I'll repeat: It's incumbent upon WotC to find, incorporate, and therefore legitimize OGC rules innovations.

I honestly don't understand anyone saying that the OGL was a failure because, essentially, nobody succeeded in supplanting D&D with an alternate, albeit improved, ruleset.

Nobody COULD have supplanted D&D even if anybody had WANTED to.

This specific "failure" of the OGL is entirely WotC's.
 

wayne62682 said:
I propose that we start calling WotC "WotCSoft" in honor of their new strides towards a proprietary system.
Wouldn't it be much more pithy if we incorporated a dollar sign somehow? Like "WotC$oft"? That's what we like to do, right?
 

Nadaka

First Post
To say that OGL failed because there was not an iterative design process with a centralized evolving core is not quite correct. It did not develop a centralized evolving core because there was never a system in place to aggregate that core.

For an open project, even in the software world, if you want to receive submissions, you need a method of receiving them. Otherwise you have no choice but to watch your project fork. WotC utterly failed to provide this. If that is what they really wanted, they would have deployed some kind of version control system with an open portal for change/addition submissions. This can be done either manually, by opening a mailbox/email with personel dedicated to reviewing and incorporating submissions into the SRD. or it could be more of an automated system where change submissions are queued automatically and displayed for public review. To be finalized would require sufficient "votes" from the community before being admitted to the "code base". Of course there are other ways of doing this as well.
 

Wulf Ratbane

Adventurer
Hussar said:
I've seen this repeated time and time again. And, I've always asked the same question: What did 3rd party publishers add to the SRD?

Why does everyone get to crap all over WOTC for not putting their books up, but, everyone else gets a free ride?

And I believe you were slapped on this previously. Is it "Thank you sir, may I have another!" time?

3rd party publishers can't "add" to the SRD.

3rd party publishers can release portions of their work as OGC.

With respect to the aforementioned slapping, it was pointed out to you the vast swathes of 3rd party OGC that was 100% Open.

Start with True20.

And stop asking the same ill-informed question "time and time again."
 

Nadaka

First Post
Wulf Ratbane said:
And I believe you were slapped on this previously. Is it "Thank you sir, may I have another!" time?

3rd party publishers can't "add" to the SRD.

3rd party publishers can release portions of their work as OGC.
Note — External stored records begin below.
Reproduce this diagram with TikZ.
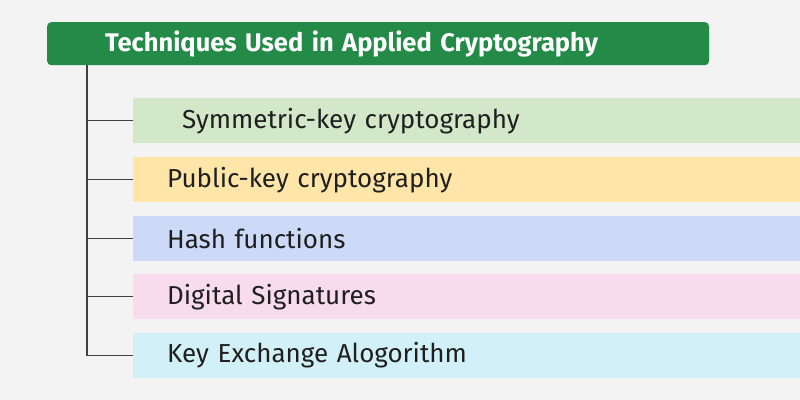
\documentclass[tikz,border=0pt]{standalone}
\usepackage{fontspec}
\setmainfont{Fira Sans}
\definecolor{pagegray}{HTML}{F3F3F3}
\definecolor{titlegreen}{HTML}{238B47}
\definecolor{symgreen}{HTML}{D3E8C9}
\definecolor{pubyellow}{HTML}{FFE5A8}
\definecolor{hashblue}{HTML}{CCDAF8}
\definecolor{signpink}{HTML}{F8DCEE}
\definecolor{keycyan}{HTML}{D2F0F7}
\definecolor{inkgray}{HTML}{1F1F1F}

\begin{document}
\begin{tikzpicture}[x = 1pt, y = -1pt,
    every node/.style = {anchor = north west, inner ysep = 0pt, align = left},
    topic/.style = {minimum width = 667pt, minimum height = 45pt, text width = 667pt - 2*34pt,
        inner xsep = 34pt, font = \fontsize{26}{30}\selectfont, text = inkgray},
    branch/.style = {draw = inkgray!85, line width = 1.2pt}]
    \fill[pagegray] (0,0) rectangle (800,400);
    % heading
    \node[fill = titlegreen, rounded corners = 4pt, minimum width = 662pt, minimum height = 43pt,
        text width = 662pt - 2*58pt, inner xsep = 58pt, text = white,
        font = \fontsize{25.5}{29}\selectfont\bfseries] (title) at (47,22)
        {Techniques Used in Applied Cryptography};
    % topics
    \node[topic, fill = symgreen, text width = 667pt - 2*49pt, inner xsep = 49pt] (sym) at (133,98)
        {Symmetric-key cryptography};
    \node[topic, fill = pubyellow] (pub) at (133,157) {Public-key cryptography};
    \node[topic, fill = hashblue] (hash) at (133,216) {Hash functions};
    \node[topic, fill = signpink] (sign) at (133,274) {Digital Signatures};
    \node[topic, fill = keycyan] (keyx) at (133,333) {Key Exchange Alogorithm};
    % connectors
    \coordinate (trunk) at (87,65);
    \draw[branch] (trunk) |- (keyx.west);
    \foreach \leaf in {sym, pub, hash, sign}
        \draw[branch] (trunk |- \leaf.west) -- (\leaf.west);
\end{tikzpicture}
\end{document}
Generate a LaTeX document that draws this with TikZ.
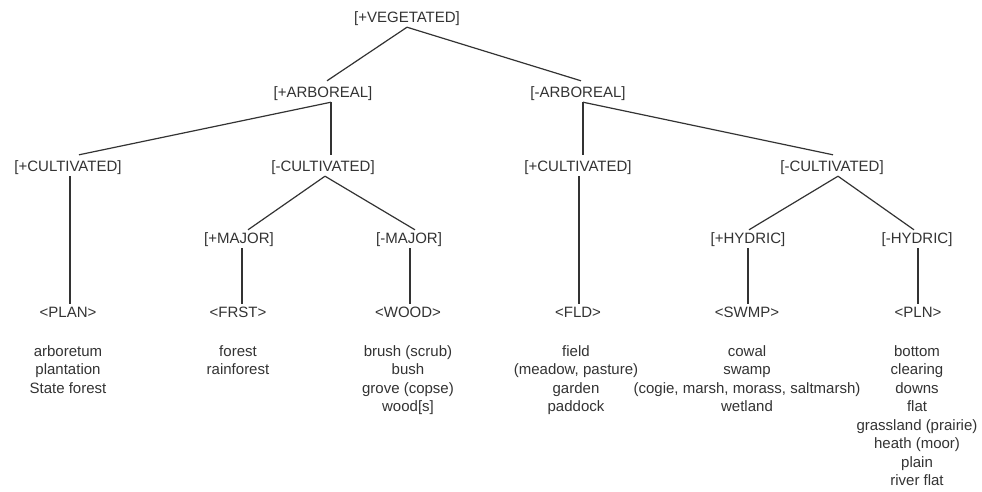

With respect to the aforementioned slapping, it was pointed out to you the vast swathes of 3rd party OGC that was 100% Open.

Start with True20.

And stop asking the same ill-informed question "time and time again."

I picked up a copy of true20 revised yesterday at books a million, it was the last one left sitting right next to stacks and stacks of unsold 4e books. :D
 

JDJblatherings

First Post
Hussar said:
I've seen this repeated time and time again. And, I've always asked the same question: What did 3rd party publishers add to the SRD?

Why does everyone get to crap all over WOTC for not putting their books up, but, everyone else gets a free ride?


In effect every single company that relased anything under the OGL added to the SRD.